-- start --
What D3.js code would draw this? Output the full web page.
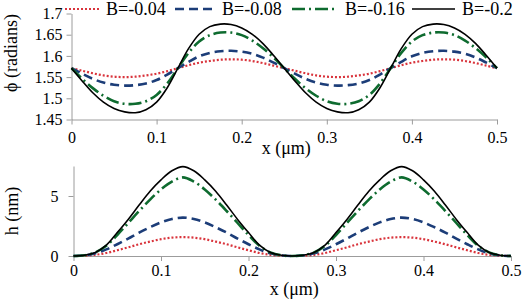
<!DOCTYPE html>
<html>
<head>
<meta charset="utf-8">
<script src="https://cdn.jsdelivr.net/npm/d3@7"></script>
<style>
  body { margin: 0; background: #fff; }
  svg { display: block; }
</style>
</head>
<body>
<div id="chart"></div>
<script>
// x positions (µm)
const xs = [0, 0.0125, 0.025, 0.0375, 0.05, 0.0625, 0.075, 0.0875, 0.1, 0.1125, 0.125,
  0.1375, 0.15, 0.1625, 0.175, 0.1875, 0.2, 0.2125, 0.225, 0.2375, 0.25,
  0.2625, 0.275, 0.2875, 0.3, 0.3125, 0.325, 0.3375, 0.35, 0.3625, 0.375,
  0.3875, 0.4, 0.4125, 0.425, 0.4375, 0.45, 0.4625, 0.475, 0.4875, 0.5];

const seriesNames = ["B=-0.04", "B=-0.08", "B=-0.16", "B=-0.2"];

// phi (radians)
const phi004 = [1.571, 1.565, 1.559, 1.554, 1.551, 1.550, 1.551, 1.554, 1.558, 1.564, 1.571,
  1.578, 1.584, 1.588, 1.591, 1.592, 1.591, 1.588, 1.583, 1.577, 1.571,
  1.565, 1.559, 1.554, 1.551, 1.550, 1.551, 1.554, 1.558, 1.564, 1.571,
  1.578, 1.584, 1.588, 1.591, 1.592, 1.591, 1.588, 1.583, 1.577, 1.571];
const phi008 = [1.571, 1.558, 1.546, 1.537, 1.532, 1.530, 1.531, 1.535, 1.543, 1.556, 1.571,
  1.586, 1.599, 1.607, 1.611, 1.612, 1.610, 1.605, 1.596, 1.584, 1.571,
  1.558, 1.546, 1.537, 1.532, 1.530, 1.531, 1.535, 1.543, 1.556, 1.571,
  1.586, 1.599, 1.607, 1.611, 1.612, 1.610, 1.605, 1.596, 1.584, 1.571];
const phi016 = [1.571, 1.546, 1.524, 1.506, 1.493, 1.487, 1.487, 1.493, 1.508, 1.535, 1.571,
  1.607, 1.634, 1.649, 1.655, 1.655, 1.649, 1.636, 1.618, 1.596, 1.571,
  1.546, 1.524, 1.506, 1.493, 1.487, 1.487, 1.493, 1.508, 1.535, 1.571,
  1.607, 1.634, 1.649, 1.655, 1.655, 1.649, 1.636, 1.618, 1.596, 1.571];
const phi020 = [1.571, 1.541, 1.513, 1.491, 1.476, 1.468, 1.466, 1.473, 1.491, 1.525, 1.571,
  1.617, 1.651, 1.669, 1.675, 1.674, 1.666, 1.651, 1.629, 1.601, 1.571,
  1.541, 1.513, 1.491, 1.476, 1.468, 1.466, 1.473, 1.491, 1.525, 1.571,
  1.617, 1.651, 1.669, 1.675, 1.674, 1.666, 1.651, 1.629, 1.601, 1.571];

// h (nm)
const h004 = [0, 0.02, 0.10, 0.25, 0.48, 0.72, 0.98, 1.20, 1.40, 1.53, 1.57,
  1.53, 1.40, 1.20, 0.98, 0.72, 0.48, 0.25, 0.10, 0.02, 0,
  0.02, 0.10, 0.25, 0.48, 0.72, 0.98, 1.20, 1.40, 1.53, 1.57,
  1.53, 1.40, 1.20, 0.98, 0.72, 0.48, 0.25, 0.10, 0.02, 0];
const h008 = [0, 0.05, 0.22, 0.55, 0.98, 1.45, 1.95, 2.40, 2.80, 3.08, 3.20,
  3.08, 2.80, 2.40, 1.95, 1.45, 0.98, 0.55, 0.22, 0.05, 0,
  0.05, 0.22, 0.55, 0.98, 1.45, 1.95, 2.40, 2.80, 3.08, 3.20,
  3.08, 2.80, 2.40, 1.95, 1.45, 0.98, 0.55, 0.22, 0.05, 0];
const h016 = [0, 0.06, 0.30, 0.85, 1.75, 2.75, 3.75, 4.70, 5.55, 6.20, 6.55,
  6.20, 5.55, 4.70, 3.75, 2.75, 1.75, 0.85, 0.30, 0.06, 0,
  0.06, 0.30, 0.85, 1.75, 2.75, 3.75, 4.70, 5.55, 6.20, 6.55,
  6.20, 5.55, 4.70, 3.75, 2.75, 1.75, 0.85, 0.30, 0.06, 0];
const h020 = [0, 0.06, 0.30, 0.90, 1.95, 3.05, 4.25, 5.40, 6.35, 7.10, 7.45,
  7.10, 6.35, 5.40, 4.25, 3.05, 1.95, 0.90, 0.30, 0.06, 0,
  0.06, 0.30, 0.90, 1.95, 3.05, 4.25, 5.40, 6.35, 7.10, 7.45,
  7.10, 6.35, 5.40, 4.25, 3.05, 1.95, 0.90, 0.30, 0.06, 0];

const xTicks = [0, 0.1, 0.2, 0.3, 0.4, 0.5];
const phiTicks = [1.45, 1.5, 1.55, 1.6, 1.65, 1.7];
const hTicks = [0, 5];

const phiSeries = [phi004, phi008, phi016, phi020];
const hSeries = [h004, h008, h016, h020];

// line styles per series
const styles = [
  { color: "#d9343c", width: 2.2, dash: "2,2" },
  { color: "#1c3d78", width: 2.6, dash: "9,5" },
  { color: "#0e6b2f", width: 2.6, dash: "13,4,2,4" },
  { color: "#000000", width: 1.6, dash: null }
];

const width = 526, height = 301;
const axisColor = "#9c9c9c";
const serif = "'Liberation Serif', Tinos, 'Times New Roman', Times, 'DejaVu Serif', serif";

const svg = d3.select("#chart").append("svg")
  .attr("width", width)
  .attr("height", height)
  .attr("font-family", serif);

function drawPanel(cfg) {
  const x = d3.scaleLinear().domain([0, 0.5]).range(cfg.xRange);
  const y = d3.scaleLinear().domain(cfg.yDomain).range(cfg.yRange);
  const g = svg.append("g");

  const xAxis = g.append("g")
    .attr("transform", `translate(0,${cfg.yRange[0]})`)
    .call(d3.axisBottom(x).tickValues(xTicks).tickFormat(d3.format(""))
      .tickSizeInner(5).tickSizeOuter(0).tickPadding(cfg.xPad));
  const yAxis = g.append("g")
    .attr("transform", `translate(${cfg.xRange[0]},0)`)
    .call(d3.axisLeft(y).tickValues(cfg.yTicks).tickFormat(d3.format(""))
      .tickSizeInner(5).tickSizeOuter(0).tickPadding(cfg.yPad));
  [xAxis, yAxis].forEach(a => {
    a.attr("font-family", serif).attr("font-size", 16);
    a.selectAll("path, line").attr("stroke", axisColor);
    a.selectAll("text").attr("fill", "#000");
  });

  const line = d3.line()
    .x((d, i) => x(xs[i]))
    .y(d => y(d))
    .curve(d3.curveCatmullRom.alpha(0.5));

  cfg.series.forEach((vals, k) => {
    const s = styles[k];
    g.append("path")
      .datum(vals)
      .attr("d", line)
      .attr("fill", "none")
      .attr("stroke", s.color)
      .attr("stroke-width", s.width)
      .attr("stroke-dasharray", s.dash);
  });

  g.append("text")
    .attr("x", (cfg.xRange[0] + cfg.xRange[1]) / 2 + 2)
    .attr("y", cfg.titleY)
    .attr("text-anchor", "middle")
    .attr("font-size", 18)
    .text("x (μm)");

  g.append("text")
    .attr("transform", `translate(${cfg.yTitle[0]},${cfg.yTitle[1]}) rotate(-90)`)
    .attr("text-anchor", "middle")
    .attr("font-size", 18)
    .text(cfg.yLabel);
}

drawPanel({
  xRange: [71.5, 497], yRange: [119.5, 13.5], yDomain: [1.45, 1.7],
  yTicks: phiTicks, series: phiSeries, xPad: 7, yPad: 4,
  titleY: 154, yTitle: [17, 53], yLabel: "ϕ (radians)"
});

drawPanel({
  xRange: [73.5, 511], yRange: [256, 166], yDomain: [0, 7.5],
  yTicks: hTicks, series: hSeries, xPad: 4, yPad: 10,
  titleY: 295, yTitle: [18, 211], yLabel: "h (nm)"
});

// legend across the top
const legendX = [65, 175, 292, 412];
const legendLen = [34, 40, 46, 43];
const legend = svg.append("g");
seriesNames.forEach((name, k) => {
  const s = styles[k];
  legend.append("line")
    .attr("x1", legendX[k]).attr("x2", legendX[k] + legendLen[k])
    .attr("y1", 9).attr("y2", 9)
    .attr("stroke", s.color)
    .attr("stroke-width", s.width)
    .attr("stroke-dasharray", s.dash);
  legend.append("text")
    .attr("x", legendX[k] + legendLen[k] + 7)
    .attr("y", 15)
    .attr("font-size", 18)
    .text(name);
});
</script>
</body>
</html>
-- end --
TO DO:
Go from the first line of the listing to the line holding "1.629, 1.601, 1.571];" and, please, transcribe those lines exactly, both included, with no pictures.

SOLUTION TO THIS TASK:
What D3.js code would draw this? Output the full web page.
<!DOCTYPE html>
<html>
<head>
<meta charset="utf-8">
<script src="https://cdn.jsdelivr.net/npm/d3@7"></script>
<style>
  body { margin: 0; background: #fff; }
  svg { display: block; }
</style>
</head>
<body>
<div id="chart"></div>
<script>
// x positions (µm)
const xs = [0, 0.0125, 0.025, 0.0375, 0.05, 0.0625, 0.075, 0.0875, 0.1, 0.1125, 0.125,
  0.1375, 0.15, 0.1625, 0.175, 0.1875, 0.2, 0.2125, 0.225, 0.2375, 0.25,
  0.2625, 0.275, 0.2875, 0.3, 0.3125, 0.325, 0.3375, 0.35, 0.3625, 0.375,
  0.3875, 0.4, 0.4125, 0.425, 0.4375, 0.45, 0.4625, 0.475, 0.4875, 0.5];

const seriesNames = ["B=-0.04", "B=-0.08", "B=-0.16", "B=-0.2"];

// phi (radians)
const phi004 = [1.571, 1.565, 1.559, 1.554, 1.551, 1.550, 1.551, 1.554, 1.558, 1.564, 1.571,
  1.578, 1.584, 1.588, 1.591, 1.592, 1.591, 1.588, 1.583, 1.577, 1.571,
  1.565, 1.559, 1.554, 1.551, 1.550, 1.551, 1.554, 1.558, 1.564, 1.571,
  1.578, 1.584, 1.588, 1.591, 1.592, 1.591, 1.588, 1.583, 1.577, 1.571];
const phi008 = [1.571, 1.558, 1.546, 1.537, 1.532, 1.530, 1.531, 1.535, 1.543, 1.556, 1.571,
  1.586, 1.599, 1.607, 1.611, 1.612, 1.610, 1.605, 1.596, 1.584, 1.571,
  1.558, 1.546, 1.537, 1.532, 1.530, 1.531, 1.535, 1.543, 1.556, 1.571,
  1.586, 1.599, 1.607, 1.611, 1.612, 1.610, 1.605, 1.596, 1.584, 1.571];
const phi016 = [1.571, 1.546, 1.524, 1.506, 1.493, 1.487, 1.487, 1.493, 1.508, 1.535, 1.571,
  1.607, 1.634, 1.649, 1.655, 1.655, 1.649, 1.636, 1.618, 1.596, 1.571,
  1.546, 1.524, 1.506, 1.493, 1.487, 1.487, 1.493, 1.508, 1.535, 1.571,
  1.607, 1.634, 1.649, 1.655, 1.655, 1.649, 1.636, 1.618, 1.596, 1.571];
const phi020 = [1.571, 1.541, 1.513, 1.491, 1.476, 1.468, 1.466, 1.473, 1.491, 1.525, 1.571,
  1.617, 1.651, 1.669, 1.675, 1.674, 1.666, 1.651, 1.629, 1.601, 1.571,
  1.541, 1.513, 1.491, 1.476, 1.468, 1.466, 1.473, 1.491, 1.525, 1.571,
  1.617, 1.651, 1.669, 1.675, 1.674, 1.666, 1.651, 1.629, 1.601, 1.571];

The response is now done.